[
https://issues.apache.org/jira/browse/HBASE-4433?page=com.atlassian.jira.plugin.system.issuetabpanels:comment-tabpanel&focusedCommentId=13115353#comment-13115353
]
Hudson commented on HBASE-4433:
-------------------------------
Integrated in HBase-TRUNK #2261 (See
[https://builds.apache.org/job/HBase-TRUNK/2261/])
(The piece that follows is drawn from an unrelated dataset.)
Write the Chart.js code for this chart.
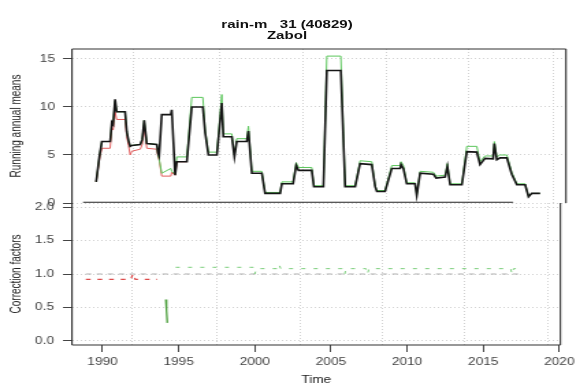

HBASE-4433 avoid extra next (potentially a seek) if done with column/row
(kannan via jgray)
jgray :
Files :
* /hbase/trunk/CHANGES.txt
*
/hbase/trunk/src/main/java/org/apache/hadoop/hbase/regionserver/ExplicitColumnTracker.java
*
/hbase/trunk/src/main/java/org/apache/hadoop/hbase/regionserver/ScanQueryMatcher.java
*
/hbase/trunk/src/main/java/org/apache/hadoop/hbase/regionserver/StoreScanner.java
*
/hbase/trunk/src/test/java/org/apache/hadoop/hbase/regionserver/TestBlocksRead.java
*
/hbase/trunk/src/test/java/org/apache/hadoop/hbase/regionserver/TestExplicitColumnTracker.java
*
/hbase/trunk/src/test/java/org/apache/hadoop/hbase/regionserver/TestQueryMatcher.java
> avoid extra next (potentially a seek) if done with column/row
> -------------------------------------------------------------
>
> Key: HBASE-4433
> URL: https://issues.apache.org/jira/browse/HBASE-4433
> Project: HBase
> Issue Type: Improvement
> Reporter: Kannan Muthukkaruppan
> Assignee: Kannan Muthukkaruppan
> Fix For: 0.94.0
>
>
> [Noticed this in 89, but quite likely true of trunk as well.]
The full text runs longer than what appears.